UPDATE: But actually, that does not really matter. His argument was that because there are differences we cannot rule out the possibility that unequal outcomes may have causes other than discrimination, not that he had proof that these differences are the cause.
Stipulate that men and women like things and people respectively, and this is a fundamental biological truth.
With this, tech is more biased than it should be. Engineering as a whole is pretty people-oriented: projects are team efforts and require a lot of collaboration, requirements gathering and user research. Math, as a counterpoint, requires much less of this but is less biased. That suggests that the Thing/People dichotomy doesn't fully explain the gender distribution of high tech.
As a side note, it is suspicious that science is exactly matching up with how the West has structured it's society. Other societies have different distributions despite having the same biological impulses.
> Engineering as a whole is pretty people-oriented: projects are team efforts and require a lot of collaboration, requirements gathering and user research.
Just like the statement about coding, I think that's a tad bit generalized because you can apply this to anything you scale bigger. You can make a big project, involving lots of different people, out of pretty much any skill.

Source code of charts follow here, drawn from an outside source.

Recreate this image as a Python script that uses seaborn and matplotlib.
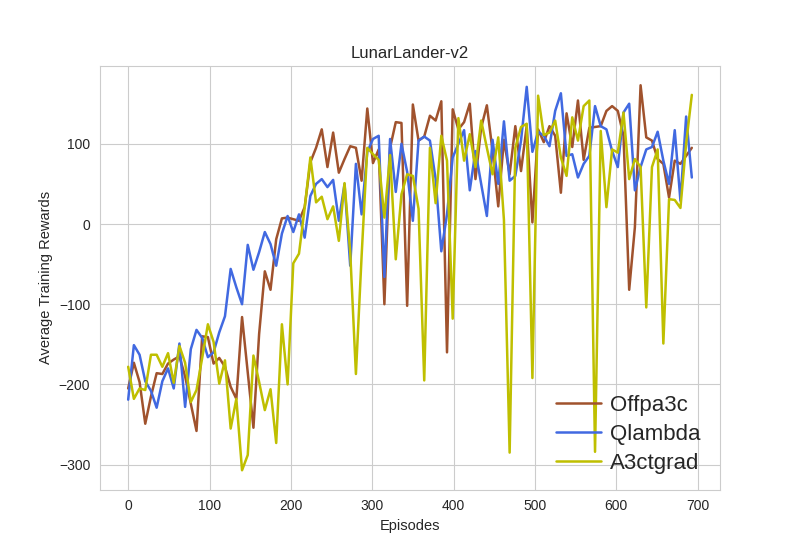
import numpy as np
import pandas as pd
import matplotlib
matplotlib.use("Agg")
import matplotlib.pyplot as plt
import seaborn as sns

episodes = list(range(0, 700, 7))

offpa3c = [
    -205, -173, -197, -249, -215, -186, -187, -174, -169, -165,
    -190, -224, -258, -140, -141, -174, -167, -178, -203, -218,
    -116, -185, -254, -137, -59, -82, -19, 7, 8, 6,
    4, 21, 77, 95, 118, 71, 114, 64, 81, 97,
    95, 54, 144, 76, 93, -100, 95, 127, 126, -102,
    149, 104, 109, 135, 129, 153, -160, 143, 118, 127,
    150, 56, 120, 148, 91, 22, 105, 62, 122, 66,
    122, 2, 118, 102, 122, 110, 39, 138, 96, 154,
    80, 120, 121, 122, 141, 147, 141, 110, -82, -4,
    173, 108, 104, 81, 75, 33, 79, 75, 85, 95,
]

qlambda = [
    -219, -151, -163, -196, -208, -229, -196, -180, -205, -149,
    -228, -156, -132, -142, -166, -160, -135, -115, -56, -79,
    -100, -26, -57, -35, -10, -25, -52, -12, 10, -10,
    12, -17, 35, 50, 56, 46, 55, 4, 50, -52,
    75, 12, 90, 106, 110, -66, 106, 40, 100, 65,
    4, 104, 109, 104, 56, -34, 12, 83, 100, 117,
    42, 91, 50, 10, 105, 50, 128, 54, 60, 104,
    171, 90, 115, 110, 97, 141, 163, 85, 87, 58,
    75, 85, 147, 122, 118, 91, 71, 139, 150, 42,
    71, 93, 96, 115, 79, 50, 117, 29, 134, 58,
]

a3ctgrad = [
    -178, -218, -205, -207, -163, -163, -178, -161, -198, -152,
    -173, -222, -207, -167, -125, -147, -199, -170, -255, -218,
    -307, -288, -164, -197, -232, -206, -273, -125, -200, -49,
    -37, 20, 83, 27, 34, 6, 22, -21, 51, -35,
    -187, -40, 95, 87, 80, 8, 86, -44, 37, 62,
    60, 19, -195, 95, 26, 110, 79, -118, 132, 79,
    112, 71, 129, 95, 62, 108, 5, -285, 95, 121,
    125, -192, 160, 111, 114, 129, 83, 60, 133, 104,
    147, 154, -284, 116, 21, 93, 89, 139, 56, 81,
    71, -104, 71, 93, -149, 31, 30, 20, 100, 161,
]

series_names = ["Offpa3c", "Qlambda", "A3ctgrad"]
series_colors = ["#a0522d", "#4169e1", "#bfbf00"]

sns.set_style("whitegrid")
plt.rcParams['font.family'] = ['Liberation Sans', 'DejaVu Sans']

fig, ax = plt.subplots(figsize=(8, 5.5), dpi=100)

for name, vals, col in zip(series_names, [offpa3c, qlambda, a3ctgrad], series_colors):
    df = pd.DataFrame({"Episodes": episodes, "Reward": vals})
    sns.lineplot(data=df, x="Episodes", y="Reward", color=col, linewidth=1.8,
                 label=name, ax=ax)

ax.set_title("LunarLander-v2", fontsize=12)
ax.set_xlabel("Episodes", fontsize=10.5)
ax.set_ylabel("Average Training Rewards", fontsize=10.5)
ax.set_xticks([0, 100, 200, 300, 400, 500, 600, 700])
ax.set_yticks([-300, -200, -100, 0, 100])
ax.tick_params(labelsize=10)
leg = ax.legend(loc="lower right", bbox_to_anchor=(0.993, 0.0), fontsize=16,
                frameon=False, labelspacing=0.36, handletextpad=0.4,
                borderaxespad=0.3)

fig.savefig("out.png", dpi=100)
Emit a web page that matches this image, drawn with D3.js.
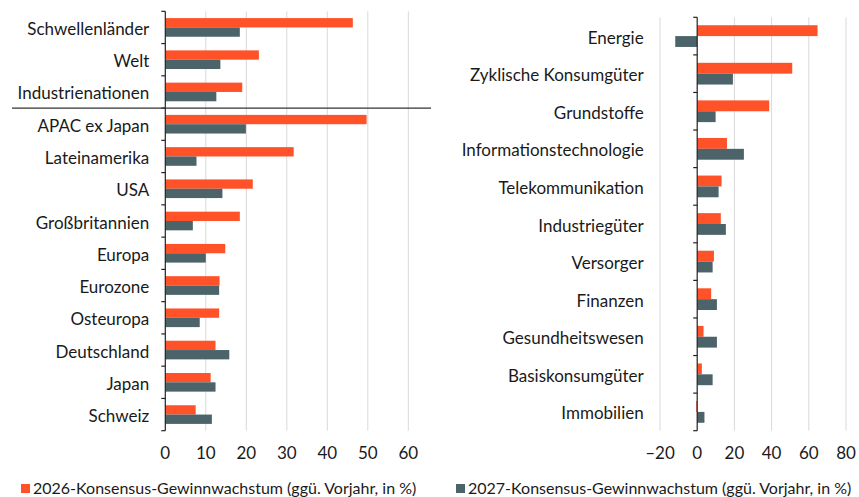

Tho that doesn't change the basic "requirements" to be good at a specific skill. A coder can still code an app on his/her own, he/she might need more time, but the whole "additional people" thing is entirely optional in this scenario.
Same deal with engineering: It might take more time, but even big projects can be done with very few people. Adding more people is an entirely optional thing to speed up the process.
It's for that very same reason that many big projects, involving lots of people, have positions solely build around managing the whole "people" part of the project, leaving the engineers to do their engineering and the coders to their coding.
Because that's just how we humans are: We ain't perfect at everything, we can't be because lots of it is based on trade-offs.
Whether the view is widely held has nothing to do with whether its supported by evidence. You can't claim to be making a scientific argument, when a major link in your chain of reasoning is nothing more than an appeal to preconception.
> Actually, most of the studies that replicated these findings (with large effect sizes and very large sample sizes) were cross cultural.
The studies don't show that occupational preferences are stable across cultures (and in fact they're not). The fact that places like China have much higher representation of women in STEM is a smoldering hole in the theory that these preferences are biological.
> One of the most interesting finding (that's also been replicated), is that gender differences in these traits increase the more egalitarian the society. This is the exact opposite of what you'd expect if the differences were caused by cultural pressure.
That conflates two different things: what gender roles a society imposes on adults, and how the society socializes children. Those two things are not necessarily linked. Take India for example: it's not very egalitarian; women are still strongly encouraged to stay home with kids (and the work force is 70% men). On the other hand, half of STEM majors in India are women. How do you explain that result if you assume that preferences are biological?